#### [Written problem]
Quote, verbatim, all material below, without pictures.

#### [Raw data]

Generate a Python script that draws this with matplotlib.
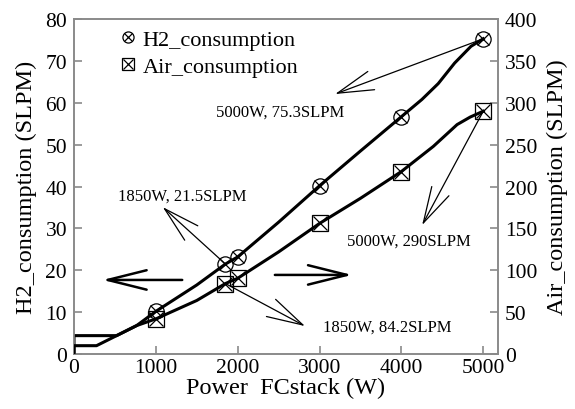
import matplotlib
matplotlib.use("Agg")
import matplotlib.pyplot as plt
from matplotlib.lines import Line2D
from matplotlib.legend_handler import HandlerTuple

plt.rcParams["font.family"] = ["Liberation Serif", "DejaVu Serif"]

# H2 consumption curve (SLPM, left axis)
h2_power = [0, 0, 520, 765, 1000, 1500, 1850, 2000, 2500, 3000, 3500, 4000, 4250, 4450, 4650, 4850, 5000]
h2_flow = [0, 4.4, 4.4, 6.8, 10.2, 16.5, 21.5, 23.2, 31.5, 40.2, 48.5, 56.7, 60.8, 64.6, 69.5, 73.5, 75.3]

# Air consumption curve (SLPM, right axis)
air_power = [0, 0, 275, 500, 765, 1000, 1500, 1850, 2000, 2500, 3000, 3500, 4000, 4390, 4680, 4840, 5000]
air_flow = [0, 10, 10, 21, 34, 42, 64, 84.2, 90.5, 122, 156, 186, 218, 248, 274, 283, 290]

# marker points
mark_power = [1000, 1850, 2000, 3000, 4000, 5000]
h2_marks = [10.2, 21.5, 23.2, 40.2, 56.7, 75.3]
air_marks = [42, 84.2, 90.5, 156, 218, 290]

fig = plt.figure(figsize=(5.75, 4.1), dpi=100)
ax = fig.add_axes([0.1287, 0.134, 0.7374, 0.817])
ax2 = ax.twinx()

ax.plot(h2_power, h2_flow, color="black", lw=2.2, zorder=3)
ax2.plot(air_power, air_flow, color="black", lw=2.2, zorder=3)

mk = dict(ls="none", color="black", mfc="none", mew=0.9)
ax.plot(mark_power, h2_marks, marker="o", ms=11, **mk)
ax.plot(mark_power, h2_marks, marker="x", ms=8, **mk)
ax2.plot(mark_power, air_marks, marker="s", ms=11, **mk)
ax2.plot(mark_power, air_marks, marker="x", ms=10, **mk)

ax.set_xlim(0, 5180)
ax.set_ylim(0, 80)
ax2.set_ylim(0, 400)
ax.set_xticks([0, 1000, 2000, 3000, 4000, 5000])
ax.set_yticks(range(0, 81, 10))
ax2.set_yticks(range(0, 401, 50))

for a in (ax, ax2):
    for s in a.spines.values():
        s.set_color("#8a8a8a")
        s.set_linewidth(1.2)
    a.tick_params(direction="in", length=6, width=1.2, color="#8a8a8a",
                  labelsize=15.5, pad=5)
ax.tick_params(axis="x", pad=3)

ax.set_xlabel("Power  FCstack (W)", fontsize=17.5, labelpad=0)
ax.set_ylabel("H2_consumption (SLPM)", fontsize=17.5, labelpad=6)
ax2.set_ylabel("Air_consumption (SLPM)", fontsize=17.5, labelpad=7)

thin = dict(arrowstyle="->,head_length=2.6,head_width=0.7", color="black", lw=0.9,
            shrinkA=0, shrinkB=0)
thick = dict(arrowstyle="->,head_length=2.8,head_width=0.7", color="black", lw=1.8,
             shrinkA=0, shrinkB=0)

# H2 annotations
ax.annotate("", xy=(3190, 62.1), xytext=(mark_power[5], h2_marks[5]), arrowprops=thin)
ax.text(2515, 58.0, "5000W, 75.3SLPM", fontsize=12, ha="center", va="center")
ax.annotate("", xy=(1084, 35.1), xytext=(mark_power[1], h2_marks[1]), arrowprops=thin)
ax.text(1318, 37.8, "1850W, 21.5SLPM", fontsize=12, ha="center", va="center")
ax.annotate("", xy=(349, 17.7), xytext=(1322, 17.7), arrowprops=thick)
ax.annotate("", xy=(3397, 18.9), xytext=(2454, 18.9), arrowprops=thick)

# Air annotations
ax2.annotate("", xy=(2822, 33.4), xytext=(mark_power[1], air_marks[1]), arrowprops=thin)
ax2.text(3825, 32.5, "1850W, 84.2SLPM", fontsize=12, ha="center", va="center")
ax2.annotate("", xy=(4253, 154), xytext=(mark_power[5], air_marks[5]), arrowprops=thin)
ax2.text(4088, 136, "5000W, 290SLPM", fontsize=12, ha="center", va="center")

h_o = Line2D([], [], ls="none", marker="o", ms=8, mfc="none", mec="black", mew=0.9)
h_x = Line2D([], [], ls="none", marker="x", ms=5.5, mec="black", mew=0.9)
a_s = Line2D([], [], ls="none", marker="s", ms=8, mfc="none", mec="black", mew=0.9)
a_x = Line2D([], [], ls="none", marker="x", ms=7.5, mec="black", mew=0.9)
ax.legend([(h_o, h_x), (a_s, a_x)], ["H2_consumption", "Air_consumption"],
          handler_map={tuple: HandlerTuple(ndivide=1, pad=0)},
          loc="upper left", bbox_to_anchor=(0.072, 1.016), frameon=False,
          fontsize=16, handlelength=0.7, handletextpad=0.3, labelspacing=0.3,
          borderpad=0.2)

fig.savefig("out.png", dpi=100)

#### [The output]
Generate a Python script that draws this with matplotlib.
import matplotlib
matplotlib.use("Agg")
import matplotlib.pyplot as plt
from matplotlib.lines import Line2D
from matplotlib.legend_handler import HandlerTuple

plt.rcParams["font.family"] = ["Liberation Serif", "DejaVu Serif"]

# H2 consumption curve (SLPM, left axis)
h2_power = [0, 0, 520, 765, 1000, 1500, 1850, 2000, 2500, 3000, 3500, 4000, 4250, 4450, 4650, 4850, 5000]
h2_flow = [0, 4.4, 4.4, 6.8, 10.2, 16.5, 21.5, 23.2, 31.5, 40.2, 48.5, 56.7, 60.8, 64.6, 69.5, 73.5, 75.3]

# Air consumption curve (SLPM, right axis)
air_power = [0, 0, 275, 500, 765, 1000, 1500, 1850, 2000, 2500, 3000, 3500, 4000, 4390, 4680, 4840, 5000]
air_flow = [0, 10, 10, 21, 34, 42, 64, 84.2, 90.5, 122, 156, 186, 218, 248, 274, 283, 290]

# marker points
mark_power = [1000, 1850, 2000, 3000, 4000, 5000]
h2_marks = [10.2, 21.5, 23.2, 40.2, 56.7, 75.3]
air_marks = [42, 84.2, 90.5, 156, 218, 290]

fig = plt.figure(figsize=(5.75, 4.1), dpi=100)
ax = fig.add_axes([0.1287, 0.134, 0.7374, 0.817])
ax2 = ax.twinx()

ax.plot(h2_power, h2_flow, color="black", lw=2.2, zorder=3)
ax2.plot(air_power, air_flow, color="black", lw=2.2, zorder=3)

mk = dict(ls="none", color="black", mfc="none", mew=0.9)
ax.plot(mark_power, h2_marks, marker="o", ms=11, **mk)
ax.plot(mark_power, h2_marks, marker="x", ms=8, **mk)
ax2.plot(mark_power, air_marks, marker="s", ms=11, **mk)
ax2.plot(mark_power, air_marks, marker="x", ms=10, **mk)

ax.set_xlim(0, 5180)
ax.set_ylim(0, 80)
ax2.set_ylim(0, 400)
ax.set_xticks([0, 1000, 2000, 3000, 4000, 5000])
ax.set_yticks(range(0, 81, 10))
ax2.set_yticks(range(0, 401, 50))

for a in (ax, ax2):
    for s in a.spines.values():
        s.set_color("#8a8a8a")
        s.set_linewidth(1.2)
    a.tick_params(direction="in", length=6, width=1.2, color="#8a8a8a",
                  labelsize=15.5, pad=5)
ax.tick_params(axis="x", pad=3)

ax.set_xlabel("Power  FCstack (W)", fontsize=17.5, labelpad=0)
ax.set_ylabel("H2_consumption (SLPM)", fontsize=17.5, labelpad=6)
ax2.set_ylabel("Air_consumption (SLPM)", fontsize=17.5, labelpad=7)

thin = dict(arrowstyle="->,head_length=2.6,head_width=0.7", color="black", lw=0.9,
            shrinkA=0, shrinkB=0)
thick = dict(arrowstyle="->,head_length=2.8,head_width=0.7", color="black", lw=1.8,
             shrinkA=0, shrinkB=0)

# H2 annotations
ax.annotate("", xy=(3190, 62.1), xytext=(mark_power[5], h2_marks[5]), arrowprops=thin)
ax.text(2515, 58.0, "5000W, 75.3SLPM", fontsize=12, ha="center", va="center")
ax.annotate("", xy=(1084, 35.1), xytext=(mark_power[1], h2_marks[1]), arrowprops=thin)
ax.text(1318, 37.8, "1850W, 21.5SLPM", fontsize=12, ha="center", va="center")
ax.annotate("", xy=(349, 17.7), xytext=(1322, 17.7), arrowprops=thick)
ax.annotate("", xy=(3397, 18.9), xytext=(2454, 18.9), arrowprops=thick)

# Air annotations
ax2.annotate("", xy=(2822, 33.4), xytext=(mark_power[1], air_marks[1]), arrowprops=thin)
ax2.text(3825, 32.5, "1850W, 84.2SLPM", fontsize=12, ha="center", va="center")
ax2.annotate("", xy=(4253, 154), xytext=(mark_power[5], air_marks[5]), arrowprops=thin)
ax2.text(4088, 136, "5000W, 290SLPM", fontsize=12, ha="center", va="center")

h_o = Line2D([], [], ls="none", marker="o", ms=8, mfc="none", mec="black", mew=0.9)
h_x = Line2D([], [], ls="none", marker="x", ms=5.5, mec="black", mew=0.9)
a_s = Line2D([], [], ls="none", marker="s", ms=8, mfc="none", mec="black", mew=0.9)
a_x = Line2D([], [], ls="none", marker="x", ms=7.5, mec="black", mew=0.9)
ax.legend([(h_o, h_x), (a_s, a_x)], ["H2_consumption", "Air_consumption"],
          handler_map={tuple: HandlerTuple(ndivide=1, pad=0)},
          loc="upper left", bbox_to_anchor=(0.072, 1.016), frameon=False,
          fontsize=16, handlelength=0.7, handletextpad=0.3, labelspacing=0.3,
          borderpad=0.2)

fig.savefig("out.png", dpi=100)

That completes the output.